I can’t remember what I said after that, but I concede that it may have been a little shrill. He said sure, we could talk more about it sometime, but not just then. Neither of us brought it up again, as it turned out. I was embarrassed by my sudden bravado and the way I could tell, by the look in his eyes, that I had made myself a thorn in his side.

I had similar conversations on three or four other occasions—minimum wage, welfare, things like that. Once, I went up to talk to the professor (a different, older, slightly gentler one) about how sweatshop labor factored in with that day’s economic lesson, and he said to me, bobbing his head down toward me slightly for emphasis and making firm eye contact, “Did you know? That most of what you read about sweatshops is not true?” I squinted at him.

And it wasn’t just politics. I also stood out in my approach to faith in that everybody else seemed to have much less trouble with the details. At one of our Friday night dinners, I sat at a TGI Friday’s table with one of my roommates and her new BFF, and one of them brought up the subject of biblical inerrancy, since we’d talked about it in class that day. I was the first to speak, and I said something like this: “See, that’s a hard one for me—it’s tough to iron out that definition. I mean, I think the Bible is something, but there are so many human fingerprints, and I just have a hard time sorting out what that might mean.”
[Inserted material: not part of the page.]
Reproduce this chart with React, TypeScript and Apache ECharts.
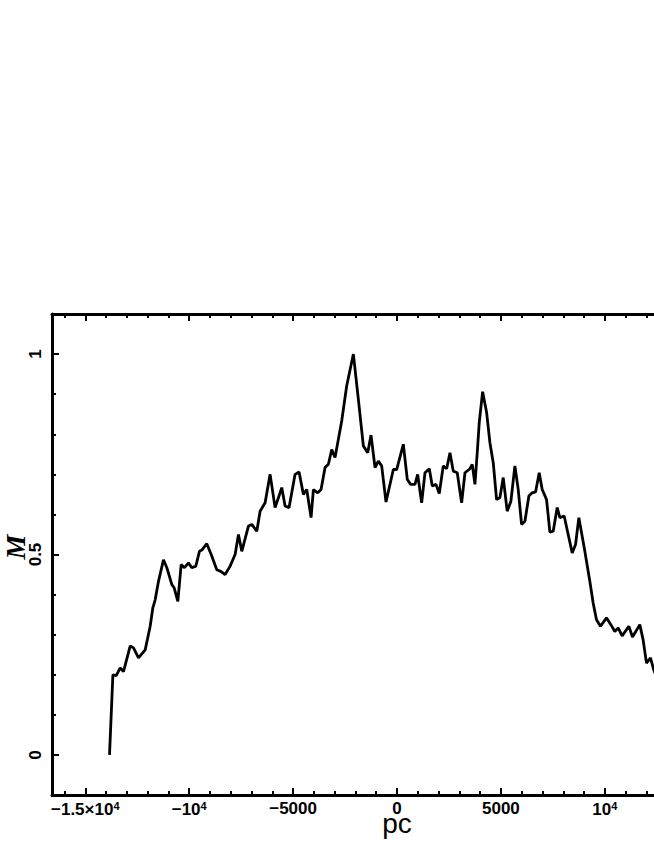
import React, { useEffect, useRef } from "react";
import * as echarts from "echarts";

// distance (pc) and M values
const pcValues = [
  -13833, -13670, -13510, -13318, -13160, -12837, -12678, -12438, -12116, -11876,
  -11748, -11635, -11476, -11236, -11073, -10833, -10722, -10545, -10385, -10226,
  -10034, -9873, -9681, -9505, -9392, -9152, -8912, -8672, -8480, -8270,
  -8030, -7789, -7629, -7468, -7148, -6987, -6746, -6587, -6346, -6106,
  -5866, -5625, -5545, -5385, -5193, -4904, -4712, -4504, -4343, -4135,
  -4023, -3813, -3654, -3462, -3301, -3141, -2981, -2660, -2420, -2099,
  -1859, -1619, -1410, -1250, -1058, -898, -737, -529, -176, -16,
  304, 497, 657, 865, 994, 1186, 1346, 1554, 1698, 1875,
  2034, 2226, 2389, 2548, 2707, 2899, 3110, 3270, 3510, 3621,
  3750, 3861, 3957, 4120, 4312, 4471, 4631, 4792, 4952, 5111,
  5303, 5481, 5673, 5833, 5994, 6154, 6346, 6506, 6668, 6843,
  6987, 7196, 7356, 7516, 7708, 7837, 8044, 8237, 8429, 8591,
  8750, 9038, 9279, 9438, 9599, 9792, 10080, 10289, 10481, 10641,
  10833, 11155, 11332, 11683, 11843, 12004, 12196, 12356, 12520,
];
const mValues = [
  0.0, 0.2, 0.198, 0.217, 0.208, 0.272, 0.267, 0.242, 0.262, 0.321,
  0.367, 0.387, 0.433, 0.487, 0.467, 0.425, 0.417, 0.383, 0.475, 0.467,
  0.479, 0.467, 0.471, 0.508, 0.511, 0.527, 0.496, 0.462, 0.458, 0.45,
  0.471, 0.5, 0.55, 0.508, 0.571, 0.575, 0.558, 0.608, 0.629, 0.7,
  0.617, 0.654, 0.667, 0.621, 0.617, 0.7, 0.706, 0.65, 0.662, 0.592,
  0.662, 0.654, 0.662, 0.717, 0.725, 0.762, 0.742, 0.833, 0.921, 1.0,
  0.887, 0.771, 0.754, 0.798, 0.717, 0.733, 0.721, 0.631, 0.712, 0.712,
  0.775, 0.687, 0.675, 0.675, 0.7, 0.629, 0.704, 0.714, 0.671, 0.675,
  0.652, 0.721, 0.714, 0.754, 0.708, 0.704, 0.629, 0.704, 0.714, 0.725,
  0.675, 0.754, 0.829, 0.906, 0.854, 0.779, 0.729, 0.637, 0.642, 0.692,
  0.608, 0.633, 0.721, 0.662, 0.575, 0.583, 0.646, 0.654, 0.656, 0.704,
  0.662, 0.637, 0.556, 0.558, 0.617, 0.592, 0.596, 0.55, 0.504, 0.525,
  0.592, 0.508, 0.433, 0.379, 0.337, 0.321, 0.342, 0.325, 0.308, 0.317,
  0.297, 0.321, 0.294, 0.325, 0.287, 0.229, 0.242, 0.212, 0.19,
];

const xMajorTicks = [-15000, -10000, -5000, 0, 5000, 10000, 15000];
const xMinorTicks = [
  -16000, -15000, -14000, -13000, -12000, -11000, -10000, -9000, -8000, -7000, -6000,
  -5000, -4000, -3000, -2000, -1000, 0, 1000, 2000, 3000, 4000, 5000, 6000, 7000,
  8000, 9000, 10000, 11000, 12000, 13000, 14000, 15000, 16000,
];
const xTickLabels = ["−1.5×10{s|4}", "−10{s|4}", "−5000", "0", "5000", "10{s|4}"];
const xLabelValues = [-15000, -10000, -5000, 0, 5000, 10000];
const yMajorTicks = [0, 0.5, 1];
const yMinorTicks = [0, 0.1, 0.2, 0.3, 0.4, 0.5, 0.6, 0.7, 0.8, 0.9, 1.0];
const yTickLabels = ["0", "0.5", "1"];
const xAxisTitle = "pc";
const yAxisTitle = "M";

const X_MIN = -16600;
const X_MAX = 16600;
const Y_MIN = -0.1;
const Y_MAX = 1.1;

export default function App() {
  const ref = useRef<HTMLDivElement>(null);

  useEffect(() => {
    if (!ref.current) return;
    const chart = echarts.init(ref.current, null, { renderer: "svg" });
    const lineStyle = { color: "#000", width: 3 };
    const tickStyle = { color: "#000", width: 2 };
    const labelFont = {
      fontFamily: "Liberation Sans",
      fontWeight: "bold" as const,
      fontSize: 17,
      color: "#000",
    };

    const xBase = (position: "top" | "bottom") => ({
      type: "value" as const,
      position,
      min: X_MIN,
      max: X_MAX,
      splitLine: { show: false },
    });
    const yBase = () => ({
      type: "value" as const,
      position: "left" as const,
      min: Y_MIN,
      max: Y_MAX,
      splitLine: { show: false },
    });

    const option: any = {
      animation: false,
      backgroundColor: "#fff",
      grid: {
        left: 52,
        right: 58,
        top: 314,
        bottom: 51,
        containLabel: false,
        outerBoundsMode: "none",
      },
      xAxis: [
        {
          ...xBase("bottom"),
          axisLine: { show: true, onZero: false, lineStyle },
          axisTick: { show: true, inside: true, length: 4, lineStyle: tickStyle, customValues: xMinorTicks },
          axisLabel: {
            show: true,
            margin: 5,
            customValues: xLabelValues,
            ...labelFont,
            formatter: (v: number) => {
              const i = xLabelValues.findIndex((t) => Math.abs(t - v) < 1e-6);
              return i >= 0 ? xTickLabels[i] : "";
            },
            rich: {
              s: { ...labelFont, fontSize: 11, verticalAlign: "top", padding: [0, 0, 8, 0] },
            },
          },
        },
        {
          ...xBase("bottom"),
          axisLine: { show: false, onZero: false },
          axisTick: { show: true, inside: true, length: 7, lineStyle: tickStyle, customValues: xMajorTicks },
          axisLabel: { show: false },
        },
        {
          ...xBase("top"),
          axisLine: { show: true, onZero: false, lineStyle },
          axisTick: { show: true, inside: true, length: 4, lineStyle: tickStyle, customValues: xMinorTicks },
          axisLabel: { show: false },
        },
        {
          ...xBase("top"),
          axisLine: { show: false, onZero: false },
          axisTick: { show: true, inside: true, length: 7, lineStyle: tickStyle, customValues: xMajorTicks },
          axisLabel: { show: false },
        },
      ],
      yAxis: [
        {
          ...yBase(),
          axisLine: { show: true, onZero: false, lineStyle },
          axisTick: { show: true, inside: true, length: 4, lineStyle: tickStyle, customValues: yMinorTicks },
          axisLabel: {
            show: true,
            rotate: 90,
            margin: 8,
            customValues: yMajorTicks,
            ...labelFont,
            formatter: (v: number) => {
              const i = yMajorTicks.findIndex((t) => Math.abs(t - v) < 1e-6);
              return i >= 0 ? yTickLabels[i] : "";
            },
          },
        },
        {
          ...yBase(),
          axisLine: { show: false, onZero: false },
          axisTick: { show: true, inside: true, length: 7, lineStyle: tickStyle, customValues: yMajorTicks },
          axisLabel: { show: false },
        },
      ],
      graphic: [
        {
          type: "text",
          x: 15,
          y: 547,
          rotation: Math.PI / 2,
          style: {
            text: yAxisTitle,
            font: 'italic bold 28px "Liberation Serif"',
            fill: "#000",
            align: "center",
            verticalAlign: "middle",
          },
        },
        {
          type: "text",
          x: 397,
          y: 823,
          style: {
            text: xAxisTitle,
            font: '28px "Liberation Sans"',
            fill: "#000",
            align: "center",
            verticalAlign: "middle",
          },
        },
      ],
      series: [
        {
          type: "line",
          xAxisIndex: 0,
          yAxisIndex: 0,
          data: pcValues.map((x, i) => [x, mValues[i]]),
          symbol: "none",
          showSymbol: false,
          lineStyle: { color: "#000", width: 2.8 },
          clip: true,
        },
      ],
    };
    chart.setOption(option);
    return () => chart.dispose();
  }, []);

  return (
    <div
      style={{
        position: "absolute",
        left: 0,
        top: 0,
        width: 654,
        height: 846,
        overflow: "hidden",
        background: "#fff",
      }}
    >
      <div ref={ref} style={{ width: 800, height: 846 }} />
    </div>
  );
}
After a pause, Katie said, “I think it’s inerrant,” and Christina breathed, “Me too!” with ecstatic relief. So I was the only doubting Thomas at the table that night—and every night, it sometimes seemed.

But the people—oh, the sweetness of the people. My small group leader had the most maternal soul. She showered us with love, and most of our group meetings consisted of going around the room saying what we liked about each person. Sheryl, who taught the Family Studies class, hugged me at least twice before she knew my name. And then there were guys like Zach, who reminded me of a puppy and could often be seen smiling and doing things for people.

Everyone was like this, really. I often felt dark and sarcastic and moody in comparison, but they were even sweet about that. I felt like they were bearing me, bearing me with patience and an innocent curiosity. I have to say, it was fun.

Tuesday, October 2, 2007

My Very Own Reality Show

I guess I wanted an experience. I wanted to break out of what had been my monotone existence for the last four or so years, to try something new, conquer a city. So when an editor I knew—he edited a webzine for a large Christian ministry and had published a couple of my pieces—asked if I’d be interested in attending Large Christian Ministry Institute, I gave the idea serious consideration, and then I applied. It would be kind of like going on a reality show, only (hopefully) offering greater chances of career advancement and (hopefully) not as humiliating.

The Institute accepted college juniors and seniors and recent college graduates, with the goal of transforming them into lean, mean, social-change machines—me and 87 other students, only about twenty of whom were guys. We would take classes like Worldview Studies and Family Studies and camp and hike and happily bond in the summer Colorado sun.

First of all, I barely made the cut. I actually—I'm serious—neglected part of the application, so I got wait-listed. And about a month before I had to move, I got the call letting me know I was in.

Second of all, I was a nervous wreck. I didn't really do the college thing the way normal people did, so this would be my first facsimile to the dorm experience. This meant wall-to-wall people all the time (because in my world "wall to wall" is, like, four), most of whom were girls.

It’s not that I didn’t have any female friends. My church small group contained three girls, and we’d taken to hanging out sometimes. But even though we had a reasonably established friendship, the groove wasn’t very deep.

I wanted things to be different at the Institute. I don’t know what I had in mind, exactly, but I wanted a firmer sense of connectivity. I wanted deeper grooves.

The night before I was to arrive at my new apartment with my three new roommates, I thought, I don’t know if I can handle this. I don’t know if I can do this.